Below is Mathematica code for a formulation due to Lagarias and
Odlyzko. A related method, with a better encoding (handles higher
density cases) is due to Schnorr and Euchner. One might want to fiddle
with the "expon" parameter, or with the criterion that selects rows
from the reduced lattice based on whether the first element is
sufficiently close to zero.


integerSubsetSum[v_] := Module[
{n=Length[v], v2=Rationalize[v], v3, expon=20,
lat, redlat, relations},
v3 = Flatten[{10^expon, Table[0,{n}]}];
lat = Transpose[Join[
{Round[10^expon*v2]}, IdentityMatrix[n]]];
lat = Join[lat,{v3}];
redlat = LatticeReduce[lat];
relations = Map[Drop[#,1]&,
Select[redlat, Abs[First[#]]<=10^(expon/5) &&
Max[Abs[Rest[#]]]==1 &]];
relations = Select[relations,
Apply[And,Thread[#<=0]] || Apply[And,Thread[#>=0]]&];
Map[v*#&, Abs[relations]] /. 0->Sequence[]
]


For your example:


vec = {0.12345, 0.6789, 0.19765, 0.31415, 0.68585};


In[82]:= integerSubsetSum[vec]
Out[82]= {{0.31415, 0.68585}, {0.12345, 0.6789, 0.19765}}


Daniel Lichtblau
Wolfram Research

I'm not sure I quite know what they're talking about but I think what they're saying is there's no quick way of doing it.

From my (limimted) understanding of this problem, here is my solution.

Create a new vector, in which new_vector = old_vector mod 1

You then use simulated anneling to find the answer.
The ''goodness' is how far away it is from 1.
if it goes over 1, you restart.

This should be okish.

From,
Nice coder

Hi all. Just wanted to say, that I eventually found the solution to this problem on the internet. The algorithm in question is called the LLL-algorithm and it finds approximate integer relations in polynomial time.
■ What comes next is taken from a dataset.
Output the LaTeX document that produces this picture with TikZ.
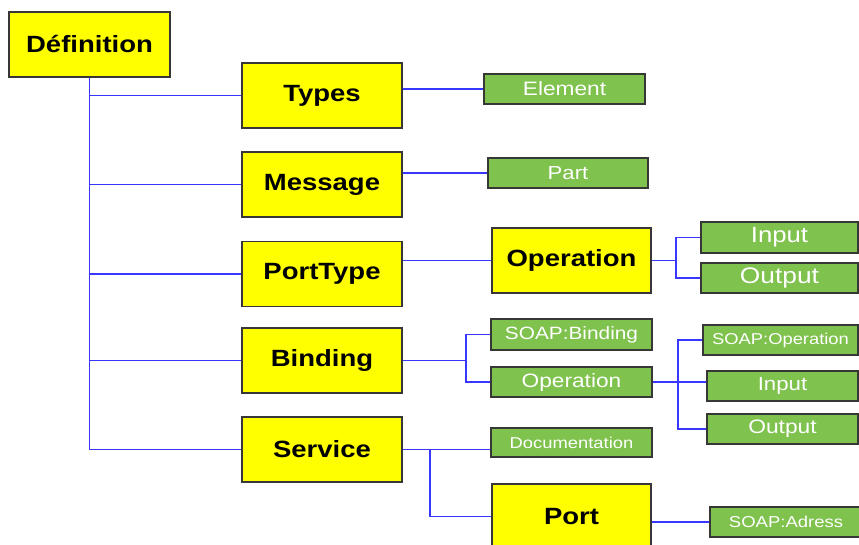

I implemented it in my computer program for factorising polynomials and it does very well. For example it is good at factoring things like:

6*x+3*x^4+14+7*x^3+2*x^5+x^8 = (x^3+2)*(x^5+3*x+7)

Where the input is the roots of the polynomial multiplied by 1000 and the output is a matrix with 1's and 0's indicating which roots add up to integers.
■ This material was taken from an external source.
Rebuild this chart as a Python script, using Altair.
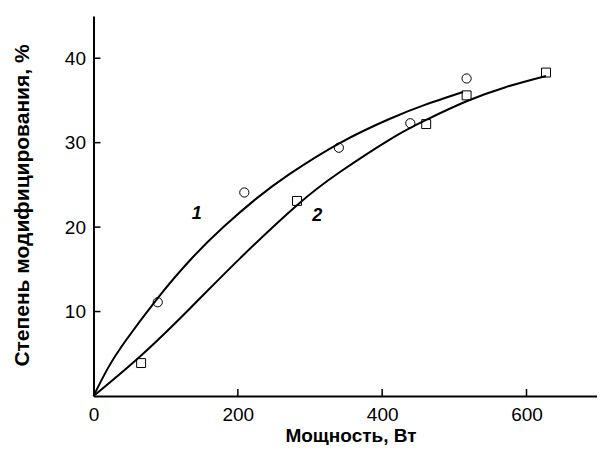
import altair as alt
import pandas as pd

# ---- data ----
x_tick_values = [0, 200, 400, 600]
x_inner_ticks = [200, 400, 600]
y_tick_values = [10, 20, 30, 40]

curve1_x = [0, 20, 45, 89, 135, 180, 226, 272, 340, 410, 460, 512]
curve1_y = [0, 3.3, 6.6, 11.6, 16.2, 20.0, 23.4, 26.3, 29.9, 32.8, 34.5, 36.0]
curve2_x = [0, 66, 134, 203, 282, 341, 411, 461, 517, 572, 627]
curve2_y = [0, 4.8, 10.4, 16.3, 22.6, 26.5, 30.4, 32.7, 34.9, 36.6, 37.9]

circle_x = [89, 209, 340, 439, 517]
circle_y = [11.1, 24.1, 29.4, 32.3, 37.6]
square_x = [66, 282, 461, 517, 627]
square_y = [3.9, 23.1, 32.2, 35.6, 38.3]

label_text = ["1", "2"]
label_x = [143, 310]
label_y = [21.5, 21.3]

x_title = "Мощность, Вт"
y_title = "Степень модифицирования, %"

# ---- layout ----
W, H = 503, 380
FONT = "Liberation Sans"
TICK = 7

xs = alt.Scale(domain=[0, 697], nice=False, zero=False)
ys = alt.Scale(domain=[0, 45], nice=False, zero=False)

x_axis = alt.Axis(values=x_tick_values, title=x_title, titleX=257, titleY=45,
                  titleBaseline="alphabetic", titleAlign="center", titleFontSize=19,
                  labelPadding=9, labelFlush=False)
y_axis = alt.Axis(values=y_tick_values, title=y_title, titleX=-65, titleY=189,
                  titleAngle=270, titleBaseline="alphabetic", titleAlign="center",
                  titleFontSize=21, labelPadding=8)

X = alt.X("x:Q", scale=xs, axis=x_axis)
Y = alt.Y("y:Q", scale=ys, axis=y_axis)

curves = pd.DataFrame({
    "x": curve1_x + curve2_x,
    "y": curve1_y + curve2_y,
    "c": ["1"] * len(curve1_x) + ["2"] * len(curve2_x),
})
circles = pd.DataFrame({"x": circle_x, "y": circle_y})
squares = pd.DataFrame({"x": square_x, "y": square_y})
labels = pd.DataFrame({"x": label_x, "y": label_y, "t": label_text})
xt = pd.DataFrame({"x": x_inner_ticks})
yt = pd.DataFrame({"y": y_tick_values})

lines = alt.Chart(curves).mark_line(color="black", strokeWidth=2, interpolate="natural").encode(
    x=X, y=Y, detail="c:N")
pts1 = alt.Chart(circles).mark_point(shape="circle", filled=False, color="black",
                                      size=85, strokeWidth=1, opacity=1).encode(x=X, y=Y)
pts2 = alt.Chart(squares).mark_point(shape="square", filled=False, color="black",
                                      size=80, strokeWidth=1, opacity=1).encode(x=X, y=Y)
txt = alt.Chart(labels).mark_text(font=FONT, fontSize=18, fontWeight="bold",
                                   fontStyle="italic", color="black",
                                   align="center", baseline="middle").encode(x=X, y=Y, text="t:N")
xticks = alt.Chart(xt).mark_rule(color="black", strokeWidth=1.5).encode(
    x=X, y=alt.value(H), y2=alt.value(H - TICK))
yticks = alt.Chart(yt).mark_rule(color="black", strokeWidth=1.5).encode(
    y=Y, x=alt.value(0), x2=alt.value(TICK))

chart = alt.layer(lines, pts1, pts2, txt, xticks, yticks).properties(
    width=W, height=H,
    padding={"left": 85.5, "top": 8, "right": 0, "bottom": 49},
    autosize=alt.AutoSizeParams(type="none"),
).configure_view(stroke="transparent").configure_axis(
    grid=False, ticks=False, tickSize=0,
    domainColor="black", domainWidth=2,
    labelFont=FONT, labelFontSize=19, labelColor="black",
    titleFont=FONT, titleFontWeight="bold", titleColor="black",
)

chart.save("out.html", embed_options={"renderer": "svg", "actions": False})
I haven't quite solved the problem of factoring yet since with

x^8 + 1

although some pairs of roots add up to integers this doesn't necessarily lead to an integer factor so I'll have to add some supplementary conditions.

**************

Now most of all I need to find a way to recombine the roots in polynomial time. Because at the moment using the most naiive method, mutiplying this out:

(x-x0)*(x-x1)*(x-x2)*....(x-xn)

where x0,x1...xn are numbers takes at least 2^n sums even though the result has only n terms which is obviously not very efficient.